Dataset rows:
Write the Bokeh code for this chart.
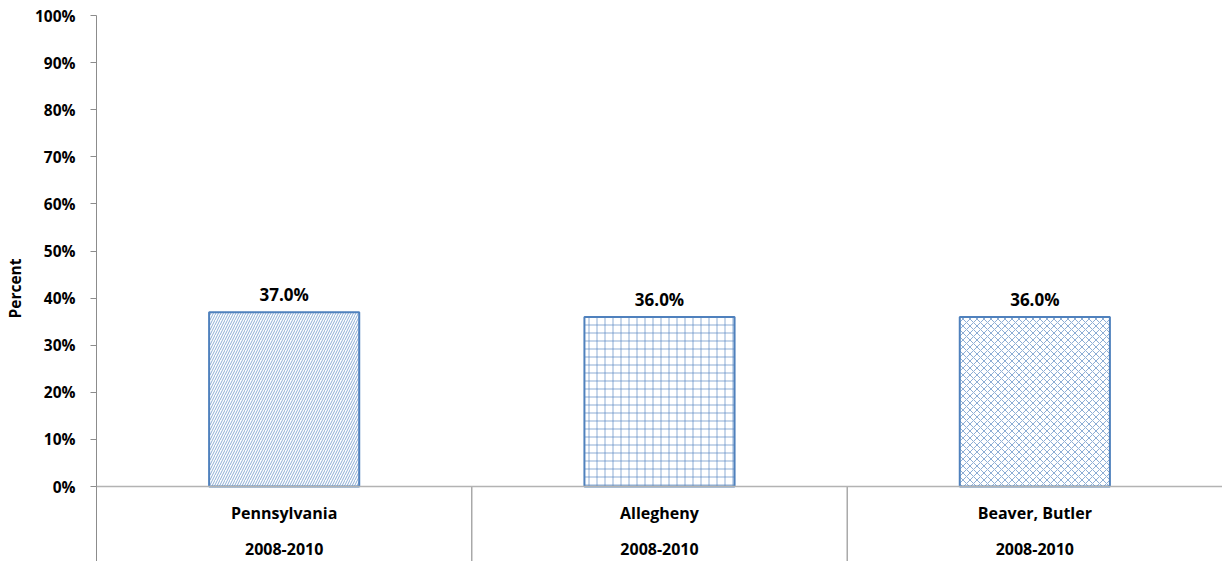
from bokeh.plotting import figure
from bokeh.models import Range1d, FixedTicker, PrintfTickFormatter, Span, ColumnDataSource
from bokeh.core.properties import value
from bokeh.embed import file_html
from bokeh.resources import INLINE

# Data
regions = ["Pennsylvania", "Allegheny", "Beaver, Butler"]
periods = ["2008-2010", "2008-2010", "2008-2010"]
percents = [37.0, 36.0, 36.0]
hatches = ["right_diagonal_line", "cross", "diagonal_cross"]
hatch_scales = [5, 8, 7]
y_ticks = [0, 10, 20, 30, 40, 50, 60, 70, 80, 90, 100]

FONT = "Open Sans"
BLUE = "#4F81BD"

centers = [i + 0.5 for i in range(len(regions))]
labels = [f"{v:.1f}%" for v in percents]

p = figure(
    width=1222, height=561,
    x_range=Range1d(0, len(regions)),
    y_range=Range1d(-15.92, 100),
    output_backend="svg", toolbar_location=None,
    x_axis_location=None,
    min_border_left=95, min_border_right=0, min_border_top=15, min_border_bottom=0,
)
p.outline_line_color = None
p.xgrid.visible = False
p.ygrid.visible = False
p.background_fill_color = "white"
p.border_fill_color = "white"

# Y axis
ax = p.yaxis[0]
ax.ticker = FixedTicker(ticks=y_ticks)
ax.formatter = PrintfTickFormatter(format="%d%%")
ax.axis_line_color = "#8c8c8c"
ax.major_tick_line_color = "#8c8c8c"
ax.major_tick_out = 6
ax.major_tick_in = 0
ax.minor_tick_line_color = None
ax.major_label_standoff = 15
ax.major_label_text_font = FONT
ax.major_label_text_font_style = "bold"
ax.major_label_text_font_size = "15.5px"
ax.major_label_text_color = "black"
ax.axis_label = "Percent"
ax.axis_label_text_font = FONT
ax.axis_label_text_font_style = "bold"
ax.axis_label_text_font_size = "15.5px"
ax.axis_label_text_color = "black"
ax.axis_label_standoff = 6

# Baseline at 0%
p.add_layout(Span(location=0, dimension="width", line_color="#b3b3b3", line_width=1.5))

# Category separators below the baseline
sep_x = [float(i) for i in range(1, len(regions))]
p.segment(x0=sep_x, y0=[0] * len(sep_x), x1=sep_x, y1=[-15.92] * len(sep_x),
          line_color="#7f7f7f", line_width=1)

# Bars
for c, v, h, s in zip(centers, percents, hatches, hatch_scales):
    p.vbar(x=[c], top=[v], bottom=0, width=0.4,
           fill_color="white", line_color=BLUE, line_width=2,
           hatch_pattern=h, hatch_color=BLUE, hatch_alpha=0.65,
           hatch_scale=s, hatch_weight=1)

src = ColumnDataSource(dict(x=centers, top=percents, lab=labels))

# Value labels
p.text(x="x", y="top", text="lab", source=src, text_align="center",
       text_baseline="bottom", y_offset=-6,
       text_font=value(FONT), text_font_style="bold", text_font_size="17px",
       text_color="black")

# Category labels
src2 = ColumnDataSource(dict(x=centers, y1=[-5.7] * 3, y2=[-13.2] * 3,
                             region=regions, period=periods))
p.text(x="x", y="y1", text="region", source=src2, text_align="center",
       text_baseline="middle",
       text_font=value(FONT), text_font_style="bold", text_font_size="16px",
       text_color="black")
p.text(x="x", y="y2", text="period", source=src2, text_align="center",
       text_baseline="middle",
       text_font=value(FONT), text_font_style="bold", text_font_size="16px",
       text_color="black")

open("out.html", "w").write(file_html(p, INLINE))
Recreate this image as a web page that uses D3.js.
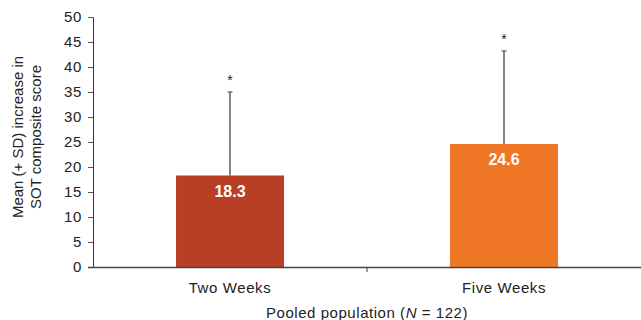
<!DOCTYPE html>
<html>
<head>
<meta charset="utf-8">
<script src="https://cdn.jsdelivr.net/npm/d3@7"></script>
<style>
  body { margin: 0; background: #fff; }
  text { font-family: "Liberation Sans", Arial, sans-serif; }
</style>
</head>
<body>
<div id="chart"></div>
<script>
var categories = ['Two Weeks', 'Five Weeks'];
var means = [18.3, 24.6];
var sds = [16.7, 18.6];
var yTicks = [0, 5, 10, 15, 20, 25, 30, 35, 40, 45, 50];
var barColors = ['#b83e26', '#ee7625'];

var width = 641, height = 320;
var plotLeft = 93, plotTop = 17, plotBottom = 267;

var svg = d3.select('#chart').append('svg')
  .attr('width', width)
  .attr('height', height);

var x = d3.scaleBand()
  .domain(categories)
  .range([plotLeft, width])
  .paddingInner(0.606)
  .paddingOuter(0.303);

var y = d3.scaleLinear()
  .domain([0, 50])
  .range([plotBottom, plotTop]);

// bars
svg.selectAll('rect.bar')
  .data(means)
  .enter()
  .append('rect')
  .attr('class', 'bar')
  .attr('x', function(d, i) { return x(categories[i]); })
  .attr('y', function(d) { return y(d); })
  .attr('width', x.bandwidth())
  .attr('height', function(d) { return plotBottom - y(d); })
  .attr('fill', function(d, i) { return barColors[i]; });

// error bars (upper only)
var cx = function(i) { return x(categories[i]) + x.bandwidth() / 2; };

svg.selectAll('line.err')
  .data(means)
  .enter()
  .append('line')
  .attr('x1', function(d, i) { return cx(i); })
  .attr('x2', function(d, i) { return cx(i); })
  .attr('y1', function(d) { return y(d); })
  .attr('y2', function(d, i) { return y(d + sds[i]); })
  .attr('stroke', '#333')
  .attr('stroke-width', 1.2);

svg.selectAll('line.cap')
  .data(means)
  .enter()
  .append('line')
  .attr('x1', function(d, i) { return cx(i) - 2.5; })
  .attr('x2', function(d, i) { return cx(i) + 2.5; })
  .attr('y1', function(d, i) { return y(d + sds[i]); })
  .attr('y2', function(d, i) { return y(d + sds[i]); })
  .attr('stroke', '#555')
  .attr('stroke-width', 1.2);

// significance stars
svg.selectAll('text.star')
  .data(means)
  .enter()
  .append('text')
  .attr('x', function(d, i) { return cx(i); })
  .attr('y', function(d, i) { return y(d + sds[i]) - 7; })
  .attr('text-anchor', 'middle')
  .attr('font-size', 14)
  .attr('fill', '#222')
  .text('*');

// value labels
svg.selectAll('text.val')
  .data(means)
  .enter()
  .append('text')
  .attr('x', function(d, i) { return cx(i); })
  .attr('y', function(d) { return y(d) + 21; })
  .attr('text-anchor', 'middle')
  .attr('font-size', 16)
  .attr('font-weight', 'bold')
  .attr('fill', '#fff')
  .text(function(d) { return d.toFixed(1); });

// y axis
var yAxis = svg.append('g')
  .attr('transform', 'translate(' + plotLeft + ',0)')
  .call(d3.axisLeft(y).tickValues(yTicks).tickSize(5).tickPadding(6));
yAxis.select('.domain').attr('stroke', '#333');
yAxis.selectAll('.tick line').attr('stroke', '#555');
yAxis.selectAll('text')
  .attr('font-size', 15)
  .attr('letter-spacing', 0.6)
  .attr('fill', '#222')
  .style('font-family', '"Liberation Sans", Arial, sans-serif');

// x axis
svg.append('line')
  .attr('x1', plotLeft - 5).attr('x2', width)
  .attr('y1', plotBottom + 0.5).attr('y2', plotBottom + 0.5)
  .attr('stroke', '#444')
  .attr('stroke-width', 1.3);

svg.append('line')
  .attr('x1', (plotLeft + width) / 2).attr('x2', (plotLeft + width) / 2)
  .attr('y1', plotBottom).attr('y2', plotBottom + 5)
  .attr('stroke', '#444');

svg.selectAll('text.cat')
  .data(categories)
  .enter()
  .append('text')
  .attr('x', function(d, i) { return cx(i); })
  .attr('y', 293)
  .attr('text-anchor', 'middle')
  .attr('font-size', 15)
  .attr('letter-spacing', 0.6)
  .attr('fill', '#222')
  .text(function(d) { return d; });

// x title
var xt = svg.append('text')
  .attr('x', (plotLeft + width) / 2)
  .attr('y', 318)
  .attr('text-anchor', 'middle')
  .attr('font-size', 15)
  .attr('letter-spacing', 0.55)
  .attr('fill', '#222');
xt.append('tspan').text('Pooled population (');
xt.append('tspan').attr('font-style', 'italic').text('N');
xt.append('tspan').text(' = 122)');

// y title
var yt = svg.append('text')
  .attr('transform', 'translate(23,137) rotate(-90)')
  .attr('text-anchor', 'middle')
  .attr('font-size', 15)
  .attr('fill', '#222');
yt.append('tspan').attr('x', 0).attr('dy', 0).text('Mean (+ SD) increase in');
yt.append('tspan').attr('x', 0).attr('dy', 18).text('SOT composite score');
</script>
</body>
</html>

* WHAT THIS TASK INVOLVES:
Using the data above, copy exactly the lines from the one containing "Recreate this image" to the one containing "var barColors = ['#b83e26', '#ee7625'];", inclusive. Exclude the pictures.

* THE COMPLETED TASK:
Recreate this image as a web page that uses D3.js.
<!DOCTYPE html>
<html>
<head>
<meta charset="utf-8">
<script src="https://cdn.jsdelivr.net/npm/d3@7"></script>
<style>
  body { margin: 0; background: #fff; }
  text { font-family: "Liberation Sans", Arial, sans-serif; }
</style>
</head>
<body>
<div id="chart"></div>
<script>
var categories = ['Two Weeks', 'Five Weeks'];
var means = [18.3, 24.6];
var sds = [16.7, 18.6];
var yTicks = [0, 5, 10, 15, 20, 25, 30, 35, 40, 45, 50];
var barColors = ['#b83e26', '#ee7625'];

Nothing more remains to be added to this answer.